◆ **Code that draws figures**
Start

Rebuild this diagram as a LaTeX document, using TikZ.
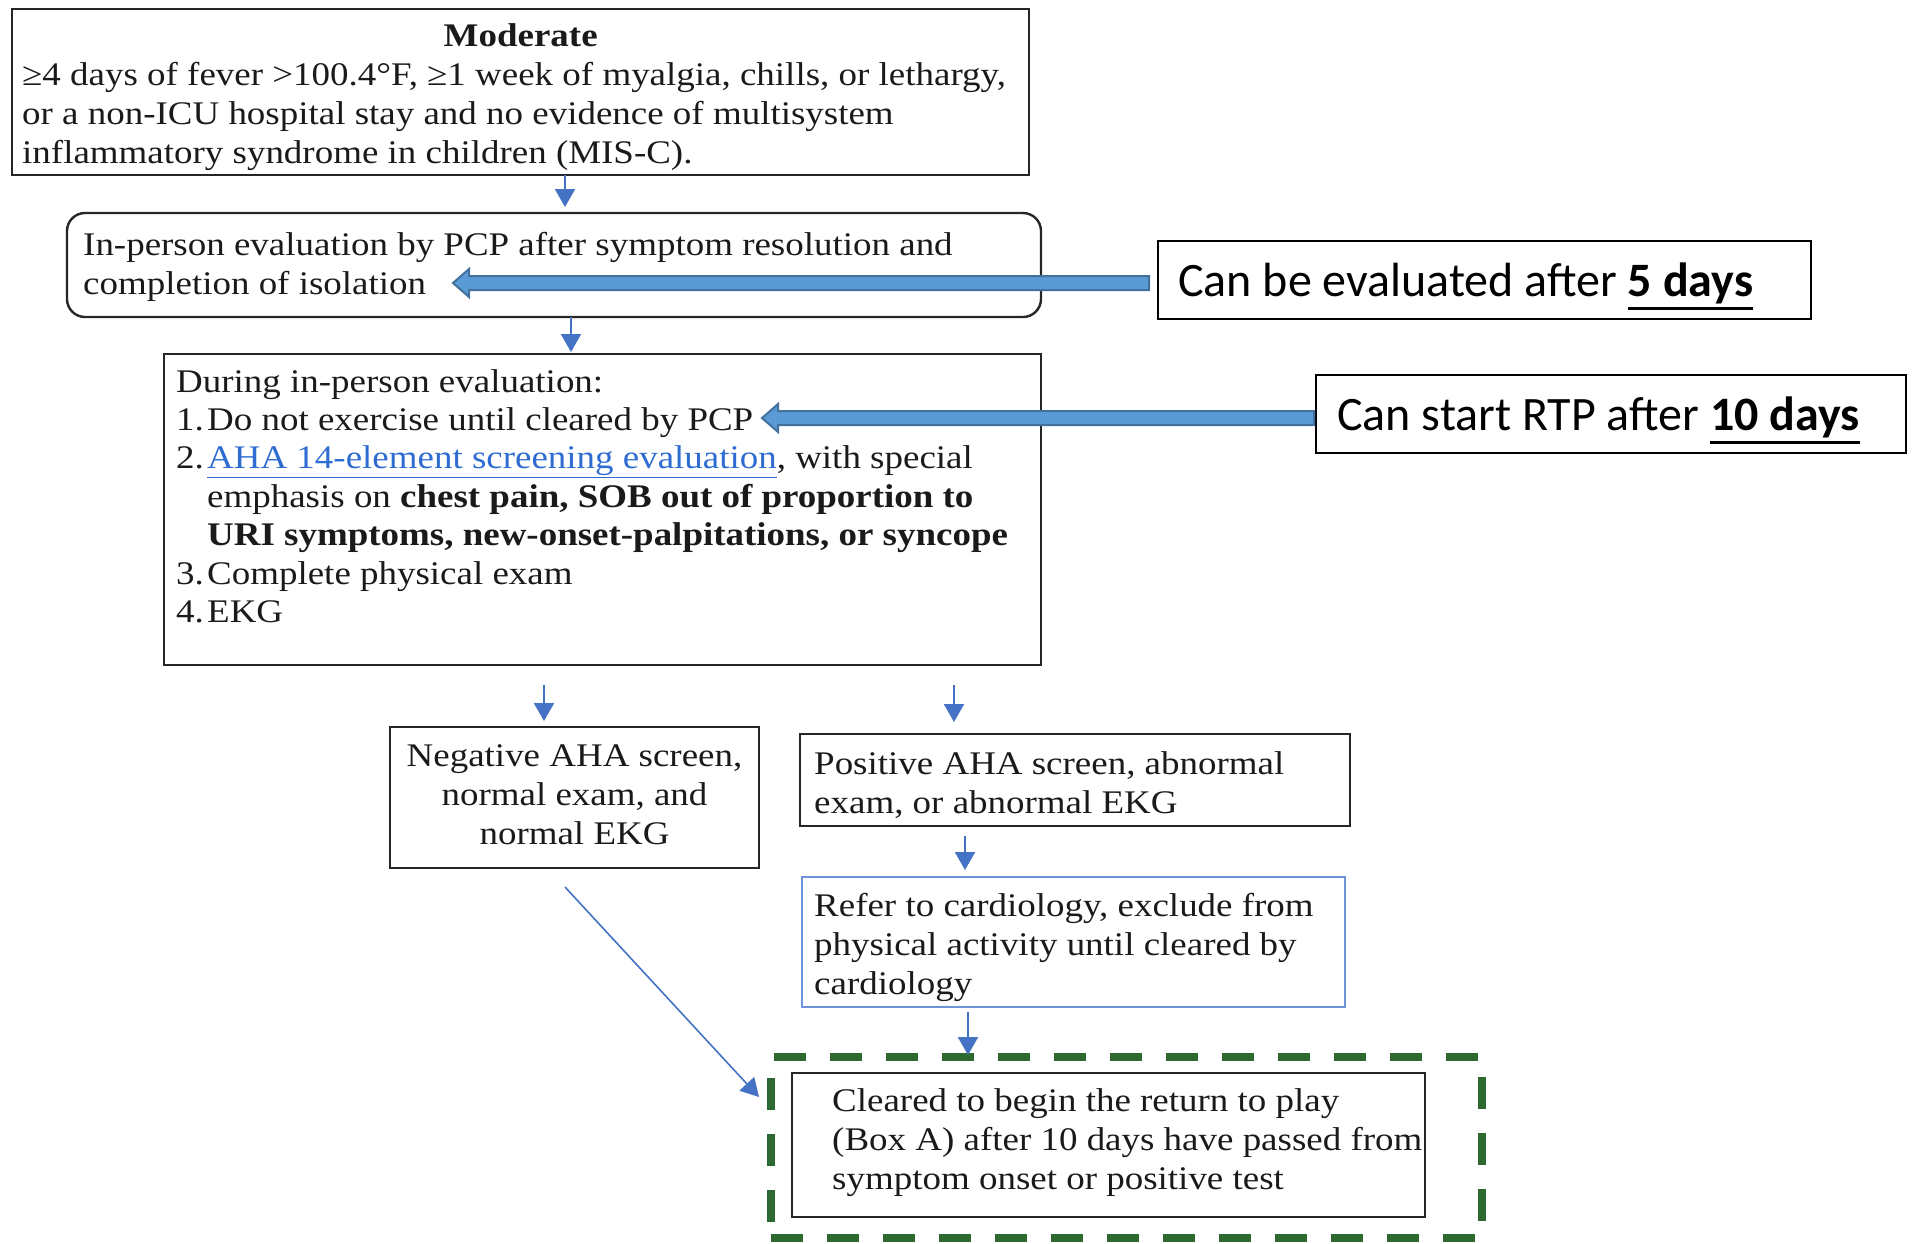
\documentclass[tikz,border=0pt]{standalone}
\usepackage{fontspec}
\setmainfont{Liberation Serif}[FakeStretch=1.12]
\newfontfamily\calfont{Carlito}
\usetikzlibrary{arrows.meta,calc}
\definecolor{boxline}{HTML}{262626}
\definecolor{arrowblue}{HTML}{4472C4}
\definecolor{linkblue}{HTML}{2E6CD1}
\definecolor{referblue}{HTML}{6F93DA}
\definecolor{dashgreen}{HTML}{2D6A32}
\definecolor{bafill}{HTML}{5B9BD5}
\definecolor{baline}{HTML}{41719C}
\definecolor{txt}{HTML}{1A1A1A}
\newcommand{\flowfont}{\fontsize{33}{39}\selectfont}
\newcommand{\durfont}{\fontsize{33}{38.4}\selectfont}
\newcommand{\callfont}{\calfont\fontsize{48}{56}\selectfont}
\newcommand{\numbox}[1]{\makebox[31pt][l]{#1}}
\newsavebox{\thulbox}
\newcommand{\thul}[1]{\sbox{\thulbox}{#1}\rlap{\rule[-13.5pt]{\wd\thulbox}{3pt}}\usebox{\thulbox}}
\begin{document}
\begin{tikzpicture}[x=1pt,y=-1pt,
  box/.style={draw=boxline,line width=2.4pt,inner sep=0pt,outer sep=0pt},
  rbox/.style={box,rounded corners=18pt},
  bluebox/.style={draw=referblue,line width=2.4pt,inner sep=0pt,outer sep=0pt},
  greenbox/.style={draw=dashgreen,line width=8pt,dash pattern=on 32pt off 24pt,inner sep=0pt,outer sep=0pt},
  callbox/.style={draw=black,line width=2pt,inner sep=0pt,outer sep=0pt},
  txtnode/.style={anchor=base west,inner sep=0pt,align=left,font=\flowfont,text=txt},
  calltxt/.style={anchor=base west,inner sep=0pt,font=\callfont,text=black},
  tarrow/.style={draw=arrowblue,line width=2pt,-{Triangle[length=18pt,width=20pt]}},
  barrow/.style={fill=bafill,draw=baline,line width=2pt,line join=miter},
]
\useasboundingbox (0,0) rectangle (1916,1243);

% boxes
\node[box,minimum width=1017pt,minimum height=166pt] (mod) at (520.5,92) {};
\node[rbox,minimum width=974pt,minimum height=104pt] (inp) at (554,265) {};
\node[box,minimum width=877pt,minimum height=311pt] (dur) at (602.5,509.5) {};
\node[box,minimum width=369pt,minimum height=141pt] (neg) at (574.5,797.5) {};
\node[box,minimum width=550pt,minimum height=92pt] (pos) at (1075,780) {};
\node[bluebox,minimum width=543pt,minimum height=130pt] (ref) at (1073.5,942) {};
\node[greenbox,minimum width=711pt,minimum height=181pt] (grn) at (1126.5,1147.5) {};
\node[box,minimum width=633pt,minimum height=144pt] (clr) at (1108.5,1145) {};
\node[callbox,minimum width=653pt,minimum height=78pt] (c1) at (1484.5,280) {};
\node[callbox,minimum width=590pt,minimum height=78pt] (c2) at (1611,414) {};

% texts (anchor = baseline of the last line)
\node[txtnode] (modt) at (22,163) {\makebox[997pt]{\textbf{Moderate}}\\
≥4 days of fever >100.4°F, ≥1 week of myalgia, chills, or lethargy,\\
or a non-ICU hospital stay and no evidence of multisystem\\
inflammatory syndrome in children (MIS-C).};
\node[txtnode] (inpt) at (83,294) {In-person evaluation by PCP after symptom resolution and\\
completion of isolation};
\node[txtnode,font=\durfont] (durt) at (176,622.5) {During in-person evaluation:\\
\numbox{1.}Do not exercise until cleared by PCP\\
\numbox{2.}\textcolor{linkblue}{\underline{AHA 14-element screening evaluation}}, with special\\
\hspace*{31pt}emphasis on \textbf{chest pain, SOB out of proportion to}\\
\hspace*{31pt}\textbf{URI symptoms, new-onset-palpitations, or syncope}\\
\numbox{3.}Complete physical exam\\
\numbox{4.}EKG};
\node[txtnode,anchor=base,align=center] (negt) at (574.5,844) {Negative AHA screen,\\
normal exam, and\\
normal EKG};
\node[txtnode] (post) at (814,813) {Positive AHA screen, abnormal\\
exam, or abnormal EKG};
\node[txtnode] (reft) at (814,994) {Refer to cardiology, exclude from\\
physical activity until cleared by\\
cardiology};
\node[txtnode] (clrt) at (832,1189) {Cleared to begin the return to play\\
(Box A) after 10 days have passed from\\
symptom onset or positive test};
\node[calltxt] (c1t) at (1178,296) {Can be evaluated after \thul{\textbf{5 days}}};
\node[calltxt] (c2t) at (1337,430) {Can start RTP after \thul{\textbf{10 days}}};

% thin arrows
\draw[tarrow] ([xshift=44.5pt]mod.south) -- ([xshift=11pt,yshift=6pt]inp.north);
\draw[tarrow] ([xshift=17pt]inp.south) -- ([xshift=-31.5pt,yshift=2pt]dur.north);
\draw[tarrow] ([xshift=-58.5pt,yshift=-20pt]dur.south) -- ([xshift=-30.5pt,yshift=6pt]neg.north);
\draw[tarrow] ([xshift=351.5pt,yshift=-20pt]dur.south) -- ([xshift=-121pt,yshift=12pt]pos.north);
\draw[tarrow] ([xshift=-110pt,yshift=-10pt]pos.south) -- ([xshift=-108.5pt,yshift=7pt]ref.north);
\draw[tarrow] ([xshift=-105.5pt,yshift=-5pt]ref.south) -- ([xshift=-158.5pt,yshift=2pt]grn.north);
\draw[tarrow,line width=1.6pt] ([xshift=-9.5pt,yshift=-19pt]neg.south) -- ([xshift=-12pt,yshift=50.5pt]grn.west);

% block arrows
\coordinate (t1) at (453,283);
\coordinate (t2) at (762,418);
\draw[barrow] let \p1=(t1), \p2=([xshift=-9pt]c1.west) in
  (\x1,\y1) -- (\x1+16pt,\y1+14pt) -- (\x1+16pt,\y1+7pt) -- (\x2,\y1+7pt)
  -- (\x2,\y1-7pt) -- (\x1+16pt,\y1-7pt) -- (\x1+16pt,\y1-14pt) -- cycle;
\draw[barrow] let \p1=(t2), \p2=([xshift=-2pt]c2.west) in
  (\x1,\y1) -- (\x1+16pt,\y1+14pt) -- (\x1+16pt,\y1+7pt) -- (\x2,\y1+7pt)
  -- (\x2,\y1-7pt) -- (\x1+16pt,\y1-7pt) -- (\x1+16pt,\y1-14pt) -- cycle;
\end{tikzpicture}
\end{document}
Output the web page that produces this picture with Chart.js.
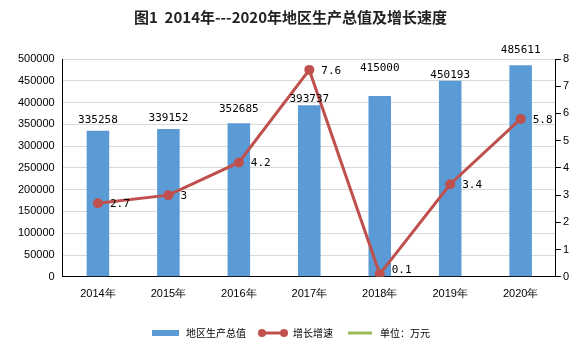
<!DOCTYPE html>
<html>
<head>
<meta charset="utf-8">
<script src="https://cdn.jsdelivr.net/npm/chart.js@4"></script>
<style>
  html, body { margin: 0; padding: 0; background: #fff; }
  #wrap { width: 587px; height: 354px; }
</style>
</head>
<body>
<div id="wrap"><canvas id="myChart" width="587" height="354"></canvas></div>
<script>
// data
var years = ['2014年', '2015年', '2016年', '2017年', '2018年', '2019年', '2020年'];
var gdp = [335258, 339152, 352685, 393737, 415000, 450193, 485611];
var growth = [2.7, 3, 4.2, 7.6, 0.1, 3.4, 5.8];
var legendNames = ['地区生产总值', '增长增速', '单位：万元'];

var blue = '#5b9bd5';
var red = '#c0504d';
var green = '#9bbb59';

// how far above the bar each value label sits
var barLabelLift = [11, 11, 14, 6, 28, 6, 15];

// little pictures for the legend
function legendIcon(kind, color) {
    var c = document.createElement('canvas');
    c.width = 30; c.height = 10;
    var g = c.getContext('2d');
    if (kind == 'bar') {
        g.fillStyle = color;
        g.fillRect(1, 2, 27, 6);
    } else {
        g.strokeStyle = color;
        g.lineWidth = 3;
        g.beginPath(); g.moveTo(3, 5); g.lineTo(27, 5); g.stroke();
        if (kind == 'dots') {
            g.fillStyle = color;
            g.beginPath(); g.arc(4, 5, 4, 0, Math.PI * 2); g.fill();
            g.beginPath(); g.arc(26, 5, 4, 0, Math.PI * 2); g.fill();
        }
    }
    return c;
}
var icons = [legendIcon('bar', blue), legendIcon('dots', red), legendIcon('line', green)];

// value labels on bars and points
var valueLabels = {
    id: 'valueLabels',
    afterDatasetsDraw: function(chart) {
        var ctx = chart.ctx;
        ctx.save();
        ctx.fillStyle = '#000';
        ctx.font = '11px "DejaVu Sans Mono", monospace';
        ctx.textBaseline = 'middle';
        ctx.textAlign = 'center';
        chart.getDatasetMeta(0).data.forEach(function(bar, i) {
            ctx.fillText(String(gdp[i]), bar.x, bar.y - barLabelLift[i]);
        });
        ctx.textAlign = 'left';
        chart.getDatasetMeta(1).data.forEach(function(pt, i) {
            var dy = i == 4 ? -4 : 1;
            ctx.fillText(String(growth[i]), pt.x + 12, pt.y + dy);
        });
        ctx.restore();
    }
};

var tickFont = { family: '"Liberation Sans", sans-serif', size: 11 };

var ctx = document.getElementById('myChart').getContext('2d');
var myChart = new Chart(ctx, {
    data: {
        labels: years,
        datasets: [{
            type: 'bar',
            label: legendNames[0],
            data: gdp,
            yAxisID: 'y',
            backgroundColor: blue,
            barPercentage: 0.64,
            categoryPercentage: 0.5,
            order: 1
        }, {
            type: 'line',
            label: legendNames[1],
            data: growth,
            yAxisID: 'y1',
            borderColor: red,
            backgroundColor: red,
            borderWidth: 3,
            pointRadius: 5,
            pointBackgroundColor: red,
            pointBorderWidth: 0,
            order: 0
        }, {
            type: 'line',
            label: legendNames[2],
            data: [],
            yAxisID: 'y1',
            borderColor: green,
            order: 2
        }]
    },
    options: {
        responsive: false,
        animation: false,
        layout: {
            padding: { left: 10, right: 16, top: 0, bottom: 6 }
        },
        plugins: {
            title: {
                display: true,
                text: '图1  2014年---2020年地区生产总值及增长速度',
                color: '#222',
                font: { family: '"Noto Sans CJK SC", sans-serif', size: 15, weight: 'bold' },
                padding: { top: 8, bottom: 33 }
            },
            legend: {
                position: 'bottom',
                labels: {
                    usePointStyle: true,
                    pointStyleWidth: 30,
                    boxHeight: 10,
                    padding: 12,
                    color: '#000',
                    font: { family: '"Noto Sans CJK SC", sans-serif', size: 10 },
                    generateLabels: function() {
                        return legendNames.map(function(n, i) {
                            return { text: n, pointStyle: icons[i], fillStyle: 'transparent', strokeStyle: 'transparent', lineWidth: 0, datasetIndex: i };
                        });
                    }
                }
            },
            tooltip: { enabled: false }
        },
        scales: {
            x: {
                grid: { display: false },
                border: { color: '#000', width: 1 },
                ticks: { color: '#000', font: tickFont, padding: 3 },
                afterFit: function(s) { s.height += 12; }
            },
            y: {
                position: 'left',
                min: 0,
                max: 500000,
                ticks: { stepSize: 50000, color: '#000', font: tickFont, padding: 8,
                    callback: function(v) { return String(v); } },
                grid: { color: '#d9d9d9', drawTicks: false },
                border: { color: '#000', width: 1 }
            },
            y1: {
                position: 'right',
                min: 0,
                max: 8,
                ticks: { stepSize: 1, color: '#000', font: tickFont, padding: 2 },
                grid: { drawOnChartArea: false, color: '#000', tickLength: 5 },
                border: { color: '#000', width: 1 }
            }
        }
    },
    plugins: [valueLabels]
});
</script>
</body>
</html>
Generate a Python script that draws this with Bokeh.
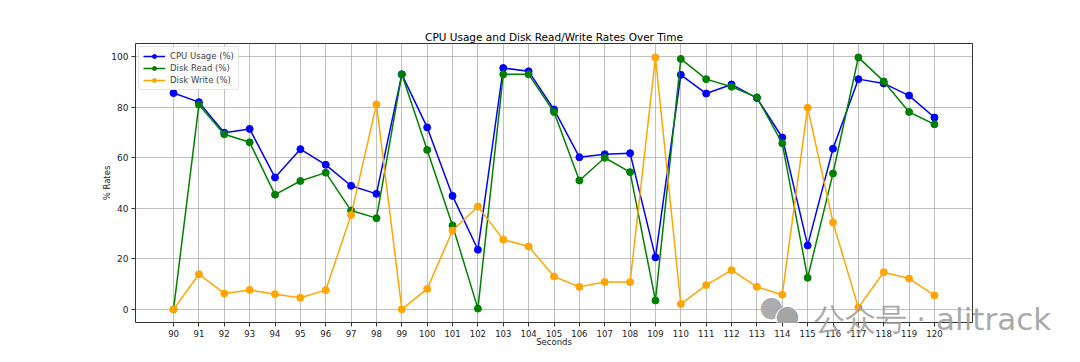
from bokeh.plotting import figure
from bokeh.models import FixedTicker, Range1d, Legend, Label, Title
from bokeh.embed import file_html
from bokeh.resources import INLINE

seconds = list(range(90, 121))
cpu_usage = [85.6, 82.0, 69.9, 71.4, 52.2, 63.4, 57.2, 48.9, 45.7, 93.0, 72.0, 44.9,
             23.6, 95.5, 94.2, 79.1, 60.2, 61.4, 61.8, 20.6, 92.8, 85.4, 89.0, 83.6,
             68.0, 25.3, 63.6, 91.1, 89.4, 84.6, 75.9]
disk_read = [0.0, 81.0, 69.3, 66.1, 45.4, 50.8, 54.1, 39.1, 36.1, 93.0, 63.1, 33.2,
             0.3, 93.0, 93.0, 78.1, 51.0, 60.0, 54.3, 3.5, 99.1, 91.1, 88.1, 83.9,
             65.7, 12.5, 53.8, 99.7, 90.2, 78.1, 73.2]
disk_write = [0.0, 13.9, 6.3, 7.7, 6.0, 4.6, 7.6, 37.3, 81.1, 0.0, 8.1, 31.2,
              40.7, 27.6, 24.9, 13.0, 8.9, 10.8, 10.8, 99.7, 2.1, 9.6, 15.5, 8.9,
              5.8, 79.8, 34.4, 0.7, 14.7, 12.2, 5.5]
y_ticks = [0, 20, 40, 60, 80, 100]

FONT = "DejaVu Sans"

p = figure(width=1080, height=362, output_backend="svg", toolbar_location=None,
           x_range=Range1d(88.5, 121.5), y_range=Range1d(-5.2, 105.2),
           title="CPU Usage and Disk Read/Write Rates Over Time",
           min_border_left=135, min_border_right=108, min_border_top=43,
           min_border_bottom=40)

p.title.align = "center"
p.title.text_font = FONT
p.title.text_font_size = "10.5px"
p.title.text_font_style = "normal"
p.title.text_color = "#000000"
p.title.standoff = 2

p.outline_line_color = "#333333"
p.outline_line_width = 1

for ax in (p.xaxis[0], p.yaxis[0]):
    ax.axis_line_color = None
    ax.major_tick_in = 0
    ax.major_tick_out = 4
    ax.minor_tick_line_color = None
    ax.major_tick_line_color = "#333333"
    ax.major_label_text_font = FONT
    ax.major_label_text_color = "#222222"
    ax.axis_label_text_font = FONT
    ax.axis_label_text_font_style = "normal"
    ax.axis_label_text_font_size = "8.5px"
    ax.axis_label_text_color = "#222222"

p.xaxis.ticker = FixedTicker(ticks=seconds)
p.yaxis.ticker = FixedTicker(ticks=y_ticks)
p.xaxis.major_label_text_font_size = "8.5px"
p.yaxis.major_label_text_font_size = "9px"
p.xaxis.major_label_standoff = 3
p.yaxis.major_label_standoff = 3
p.xaxis.axis_label = "Seconds"
p.yaxis.axis_label = "% Rates"
p.xaxis.axis_label_standoff = -3
p.yaxis.axis_label_standoff = -4

p.xgrid.grid_line_color = "#b0b0b0"
p.ygrid.grid_line_color = "#b0b0b0"
p.xgrid.grid_line_alpha = 0.8
p.ygrid.grid_line_alpha = 0.8

series = [("CPU Usage (%)", cpu_usage, "blue"),
          ("Disk Read (%)", disk_read, "green"),
          ("Disk Write (%)", disk_write, "orange")]

items = []
for name, vals, col in series:
    l = p.line(seconds, vals, line_color=col, line_width=1.5)
    s = p.scatter(seconds, vals, marker="circle", size=7, fill_color=col, line_color=col)
    items.append((name, [l, s]))

legend = Legend(items=items, location="top_left")
legend.label_text_font = FONT
legend.label_text_font_size = "8.5px"
legend.label_height = 10
legend.glyph_height = 10
legend.glyph_width = 22
legend.spacing = 2
legend.padding = 4
legend.margin = 3
legend.border_line_color = "#cccccc"
legend.border_radius = 3
legend.background_fill_alpha = 0.8
p.add_layout(legend)

# watermark icon: two overlapping bubbles (screen pixels relative to the plot frame)
icon1 = Label(x=636, y=16, x_units="screen", y_units="screen", text="●",
              text_align="center", text_baseline="middle",
              text_font=FONT, text_font_size="28px", text_color="#a8a8a8", text_alpha=0.95)
ring = Label(x=652, y=7, x_units="screen", y_units="screen", text="●",
             text_align="center", text_baseline="middle",
             text_font=FONT, text_font_size="32px", text_color="#ffffff", text_alpha=1.0)
icon2 = Label(x=652, y=7, x_units="screen", y_units="screen", text="●",
              text_align="center", text_baseline="middle",
              text_font=FONT, text_font_size="28px", text_color="#a0a0a0", text_alpha=0.95)
p.add_layout(icon1)
p.add_layout(ring)
p.add_layout(icon2)

# watermark text as a title of the lower panel (not clipped by the frame);
# a strongly negative standoff keeps it from taking room and lifts it over the plot
wm = Title(text="公众号 · alitrack", align="left", vertical_align="top",
           offset=678, standoff=-98, text_font=FONT, text_font_size="31px",
           text_font_style="normal", text_color="#9a9a9a", text_alpha=0.85)
p.add_layout(wm, "below")

open("out.html", "w").write(file_html(p, INLINE))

End

Exactly reproduce the stretch that starts at the line containing "Generate a Python" and ends at the line containing "from bokeh.resources import INLINE", both ends included; leave any pictures out.

Generate a Python script that draws this with Bokeh.
from bokeh.plotting import figure
from bokeh.models import FixedTicker, Range1d, Legend, Label, Title
from bokeh.embed import file_html
from bokeh.resources import INLINE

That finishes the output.